» **SOURCE EXCERPT**:
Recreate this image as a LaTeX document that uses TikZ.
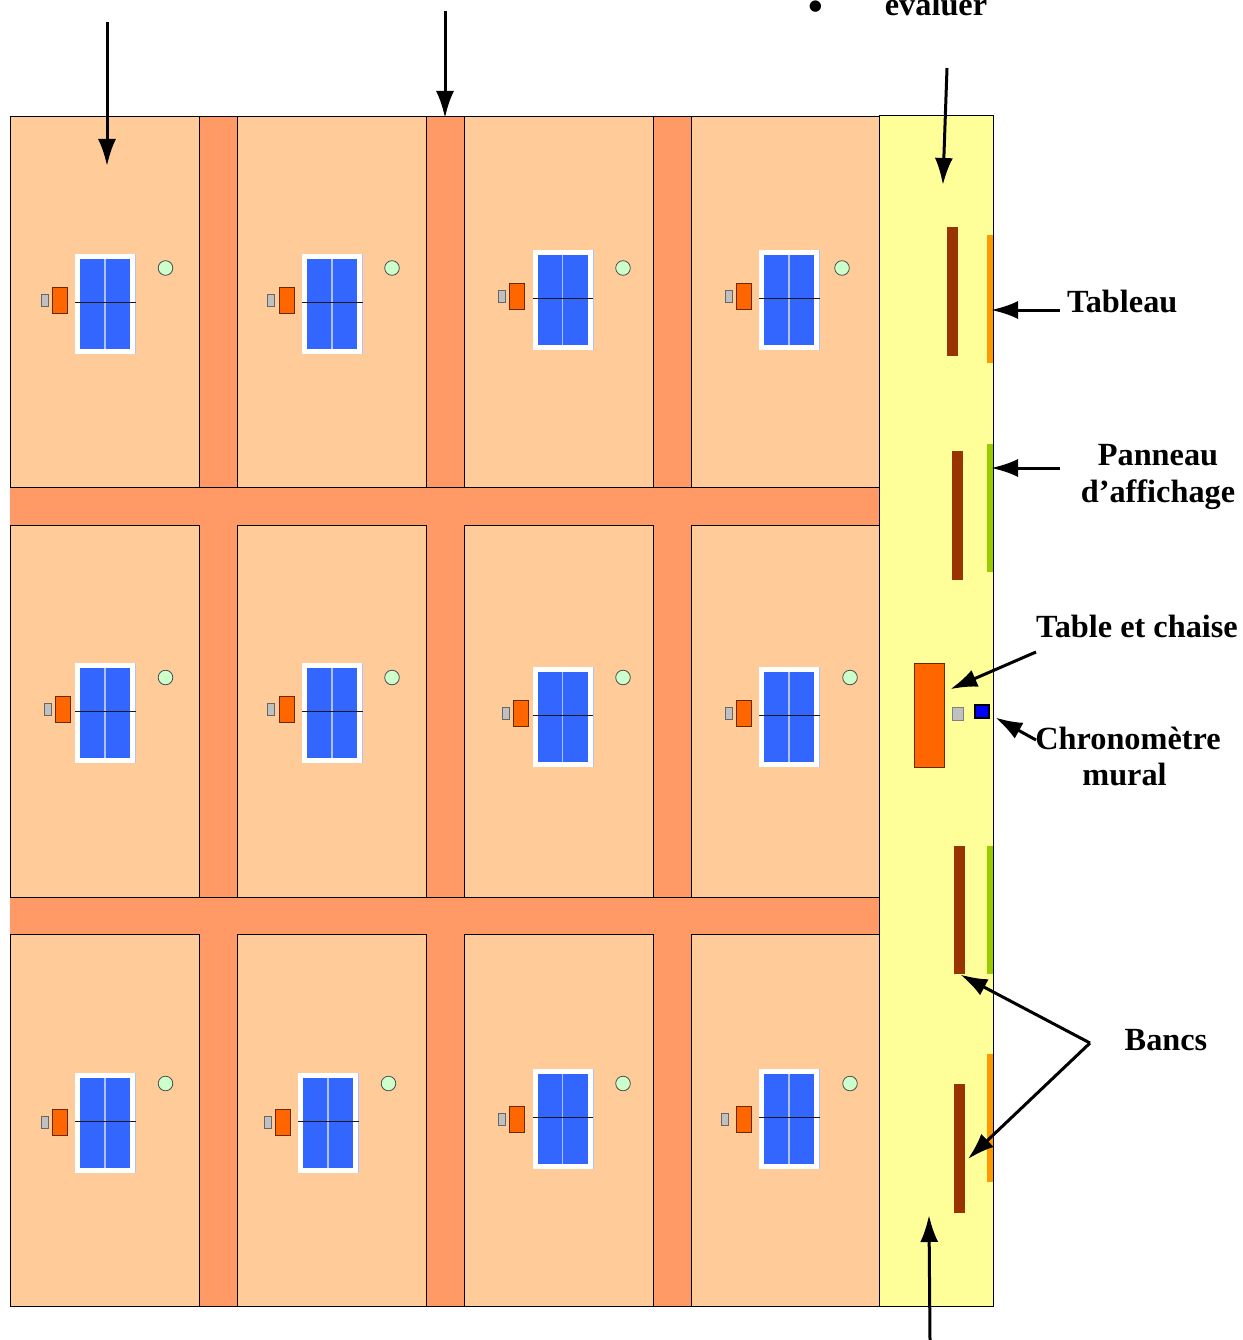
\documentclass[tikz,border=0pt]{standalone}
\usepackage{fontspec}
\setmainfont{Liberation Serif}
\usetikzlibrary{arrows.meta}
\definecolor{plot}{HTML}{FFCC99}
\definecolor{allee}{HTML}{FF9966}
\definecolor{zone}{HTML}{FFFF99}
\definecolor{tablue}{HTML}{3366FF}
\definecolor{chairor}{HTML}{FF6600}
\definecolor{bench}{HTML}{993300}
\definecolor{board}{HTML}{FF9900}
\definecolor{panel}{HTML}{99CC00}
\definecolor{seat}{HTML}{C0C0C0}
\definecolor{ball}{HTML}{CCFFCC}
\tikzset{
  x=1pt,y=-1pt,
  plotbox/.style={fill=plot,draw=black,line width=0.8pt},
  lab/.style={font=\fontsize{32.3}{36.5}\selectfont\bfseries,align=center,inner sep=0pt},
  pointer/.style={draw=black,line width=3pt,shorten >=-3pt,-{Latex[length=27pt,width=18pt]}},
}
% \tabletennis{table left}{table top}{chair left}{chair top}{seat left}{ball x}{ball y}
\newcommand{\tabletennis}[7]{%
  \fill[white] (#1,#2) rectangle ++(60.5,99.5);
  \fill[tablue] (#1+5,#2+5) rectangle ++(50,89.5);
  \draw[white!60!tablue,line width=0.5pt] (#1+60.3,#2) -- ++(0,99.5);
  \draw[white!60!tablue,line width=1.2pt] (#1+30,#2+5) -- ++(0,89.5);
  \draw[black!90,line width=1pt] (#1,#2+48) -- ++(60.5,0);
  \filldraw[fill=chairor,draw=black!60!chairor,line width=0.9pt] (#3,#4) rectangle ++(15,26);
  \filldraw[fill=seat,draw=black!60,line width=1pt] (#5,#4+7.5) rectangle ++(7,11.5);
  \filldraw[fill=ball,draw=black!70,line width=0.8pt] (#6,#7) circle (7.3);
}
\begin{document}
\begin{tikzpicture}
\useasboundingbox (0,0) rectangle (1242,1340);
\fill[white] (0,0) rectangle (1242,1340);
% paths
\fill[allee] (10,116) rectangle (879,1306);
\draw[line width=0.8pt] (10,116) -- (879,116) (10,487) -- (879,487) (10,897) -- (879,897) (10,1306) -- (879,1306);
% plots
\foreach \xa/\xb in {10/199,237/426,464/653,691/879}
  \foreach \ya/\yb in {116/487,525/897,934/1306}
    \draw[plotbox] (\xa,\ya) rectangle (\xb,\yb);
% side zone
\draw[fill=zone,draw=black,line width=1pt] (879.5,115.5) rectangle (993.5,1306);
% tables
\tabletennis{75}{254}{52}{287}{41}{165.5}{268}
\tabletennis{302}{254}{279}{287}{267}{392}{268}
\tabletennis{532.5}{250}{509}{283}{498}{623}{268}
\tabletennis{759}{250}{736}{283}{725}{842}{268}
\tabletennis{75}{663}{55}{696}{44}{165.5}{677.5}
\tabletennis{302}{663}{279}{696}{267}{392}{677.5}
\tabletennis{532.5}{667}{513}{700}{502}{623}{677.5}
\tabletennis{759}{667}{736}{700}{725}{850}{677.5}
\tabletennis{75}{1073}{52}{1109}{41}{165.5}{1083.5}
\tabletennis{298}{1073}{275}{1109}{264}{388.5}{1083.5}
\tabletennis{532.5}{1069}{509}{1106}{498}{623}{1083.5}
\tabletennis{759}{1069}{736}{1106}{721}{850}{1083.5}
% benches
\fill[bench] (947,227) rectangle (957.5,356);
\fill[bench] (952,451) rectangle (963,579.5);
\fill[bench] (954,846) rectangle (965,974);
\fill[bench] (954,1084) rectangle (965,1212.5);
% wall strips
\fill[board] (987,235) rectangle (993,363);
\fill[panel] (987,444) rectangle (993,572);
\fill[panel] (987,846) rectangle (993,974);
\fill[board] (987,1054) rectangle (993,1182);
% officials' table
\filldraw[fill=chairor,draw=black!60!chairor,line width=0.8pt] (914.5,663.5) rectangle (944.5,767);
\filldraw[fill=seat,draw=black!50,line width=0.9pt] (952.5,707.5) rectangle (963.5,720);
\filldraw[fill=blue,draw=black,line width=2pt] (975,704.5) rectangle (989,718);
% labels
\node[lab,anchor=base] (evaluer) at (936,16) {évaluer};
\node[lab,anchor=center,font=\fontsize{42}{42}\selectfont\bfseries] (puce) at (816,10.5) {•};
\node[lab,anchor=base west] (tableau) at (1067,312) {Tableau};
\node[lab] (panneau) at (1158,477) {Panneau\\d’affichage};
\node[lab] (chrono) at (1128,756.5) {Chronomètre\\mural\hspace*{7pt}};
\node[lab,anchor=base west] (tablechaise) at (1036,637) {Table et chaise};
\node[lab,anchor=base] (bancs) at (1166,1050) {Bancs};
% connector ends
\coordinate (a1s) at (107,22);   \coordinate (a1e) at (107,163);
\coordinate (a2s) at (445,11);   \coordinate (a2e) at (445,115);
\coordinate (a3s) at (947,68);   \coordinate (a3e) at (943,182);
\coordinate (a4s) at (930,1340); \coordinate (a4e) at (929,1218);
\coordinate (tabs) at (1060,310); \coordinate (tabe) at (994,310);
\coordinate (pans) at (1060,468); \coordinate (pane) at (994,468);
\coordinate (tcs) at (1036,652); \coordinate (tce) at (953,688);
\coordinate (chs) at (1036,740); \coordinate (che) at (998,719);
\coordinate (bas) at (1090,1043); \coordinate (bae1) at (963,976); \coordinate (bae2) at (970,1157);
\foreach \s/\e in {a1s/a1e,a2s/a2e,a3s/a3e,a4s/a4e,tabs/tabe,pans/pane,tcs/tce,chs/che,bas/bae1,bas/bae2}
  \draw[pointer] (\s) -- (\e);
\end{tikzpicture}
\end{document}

» **DIRECTIONS FOR THIS TASK**: Reproduce the data above in full, exactly as it is, with the pictures left out.

» **WRITTEN ANSWER**:
Recreate this image as a LaTeX document that uses TikZ.
\documentclass[tikz,border=0pt]{standalone}
\usepackage{fontspec}
\setmainfont{Liberation Serif}
\usetikzlibrary{arrows.meta}
\definecolor{plot}{HTML}{FFCC99}
\definecolor{allee}{HTML}{FF9966}
\definecolor{zone}{HTML}{FFFF99}
\definecolor{tablue}{HTML}{3366FF}
\definecolor{chairor}{HTML}{FF6600}
\definecolor{bench}{HTML}{993300}
\definecolor{board}{HTML}{FF9900}
\definecolor{panel}{HTML}{99CC00}
\definecolor{seat}{HTML}{C0C0C0}
\definecolor{ball}{HTML}{CCFFCC}
\tikzset{
  x=1pt,y=-1pt,
  plotbox/.style={fill=plot,draw=black,line width=0.8pt},
  lab/.style={font=\fontsize{32.3}{36.5}\selectfont\bfseries,align=center,inner sep=0pt},
  pointer/.style={draw=black,line width=3pt,shorten >=-3pt,-{Latex[length=27pt,width=18pt]}},
}
% \tabletennis{table left}{table top}{chair left}{chair top}{seat left}{ball x}{ball y}
\newcommand{\tabletennis}[7]{%
  \fill[white] (#1,#2) rectangle ++(60.5,99.5);
  \fill[tablue] (#1+5,#2+5) rectangle ++(50,89.5);
  \draw[white!60!tablue,line width=0.5pt] (#1+60.3,#2) -- ++(0,99.5);
  \draw[white!60!tablue,line width=1.2pt] (#1+30,#2+5) -- ++(0,89.5);
  \draw[black!90,line width=1pt] (#1,#2+48) -- ++(60.5,0);
  \filldraw[fill=chairor,draw=black!60!chairor,line width=0.9pt] (#3,#4) rectangle ++(15,26);
  \filldraw[fill=seat,draw=black!60,line width=1pt] (#5,#4+7.5) rectangle ++(7,11.5);
  \filldraw[fill=ball,draw=black!70,line width=0.8pt] (#6,#7) circle (7.3);
}
\begin{document}
\begin{tikzpicture}
\useasboundingbox (0,0) rectangle (1242,1340);
\fill[white] (0,0) rectangle (1242,1340);
% paths
\fill[allee] (10,116) rectangle (879,1306);
\draw[line width=0.8pt] (10,116) -- (879,116) (10,487) -- (879,487) (10,897) -- (879,897) (10,1306) -- (879,1306);
% plots
\foreach \xa/\xb in {10/199,237/426,464/653,691/879}
  \foreach \ya/\yb in {116/487,525/897,934/1306}
    \draw[plotbox] (\xa,\ya) rectangle (\xb,\yb);
% side zone
\draw[fill=zone,draw=black,line width=1pt] (879.5,115.5) rectangle (993.5,1306);
% tables
\tabletennis{75}{254}{52}{287}{41}{165.5}{268}
\tabletennis{302}{254}{279}{287}{267}{392}{268}
\tabletennis{532.5}{250}{509}{283}{498}{623}{268}
\tabletennis{759}{250}{736}{283}{725}{842}{268}
\tabletennis{75}{663}{55}{696}{44}{165.5}{677.5}
\tabletennis{302}{663}{279}{696}{267}{392}{677.5}
\tabletennis{532.5}{667}{513}{700}{502}{623}{677.5}
\tabletennis{759}{667}{736}{700}{725}{850}{677.5}
\tabletennis{75}{1073}{52}{1109}{41}{165.5}{1083.5}
\tabletennis{298}{1073}{275}{1109}{264}{388.5}{1083.5}
\tabletennis{532.5}{1069}{509}{1106}{498}{623}{1083.5}
\tabletennis{759}{1069}{736}{1106}{721}{850}{1083.5}
% benches
\fill[bench] (947,227) rectangle (957.5,356);
\fill[bench] (952,451) rectangle (963,579.5);
\fill[bench] (954,846) rectangle (965,974);
\fill[bench] (954,1084) rectangle (965,1212.5);
% wall strips
\fill[board] (987,235) rectangle (993,363);
\fill[panel] (987,444) rectangle (993,572);
\fill[panel] (987,846) rectangle (993,974);
\fill[board] (987,1054) rectangle (993,1182);
% officials' table
\filldraw[fill=chairor,draw=black!60!chairor,line width=0.8pt] (914.5,663.5) rectangle (944.5,767);
\filldraw[fill=seat,draw=black!50,line width=0.9pt] (952.5,707.5) rectangle (963.5,720);
\filldraw[fill=blue,draw=black,line width=2pt] (975,704.5) rectangle (989,718);
% labels
\node[lab,anchor=base] (evaluer) at (936,16) {évaluer};
\node[lab,anchor=center,font=\fontsize{42}{42}\selectfont\bfseries] (puce) at (816,10.5) {•};
\node[lab,anchor=base west] (tableau) at (1067,312) {Tableau};
\node[lab] (panneau) at (1158,477) {Panneau\\d’affichage};
\node[lab] (chrono) at (1128,756.5) {Chronomètre\\mural\hspace*{7pt}};
\node[lab,anchor=base west] (tablechaise) at (1036,637) {Table et chaise};
\node[lab,anchor=base] (bancs) at (1166,1050) {Bancs};
% connector ends
\coordinate (a1s) at (107,22);   \coordinate (a1e) at (107,163);
\coordinate (a2s) at (445,11);   \coordinate (a2e) at (445,115);
\coordinate (a3s) at (947,68);   \coordinate (a3e) at (943,182);
\coordinate (a4s) at (930,1340); \coordinate (a4e) at (929,1218);
\coordinate (tabs) at (1060,310); \coordinate (tabe) at (994,310);
\coordinate (pans) at (1060,468); \coordinate (pane) at (994,468);
\coordinate (tcs) at (1036,652); \coordinate (tce) at (953,688);
\coordinate (chs) at (1036,740); \coordinate (che) at (998,719);
\coordinate (bas) at (1090,1043); \coordinate (bae1) at (963,976); \coordinate (bae2) at (970,1157);
\foreach \s/\e in {a1s/a1e,a2s/a2e,a3s/a3e,a4s/a4e,tabs/tabe,pans/pane,tcs/tce,chs/che,bas/bae1,bas/bae2}
  \draw[pointer] (\s) -- (\e);
\end{tikzpicture}
\end{document}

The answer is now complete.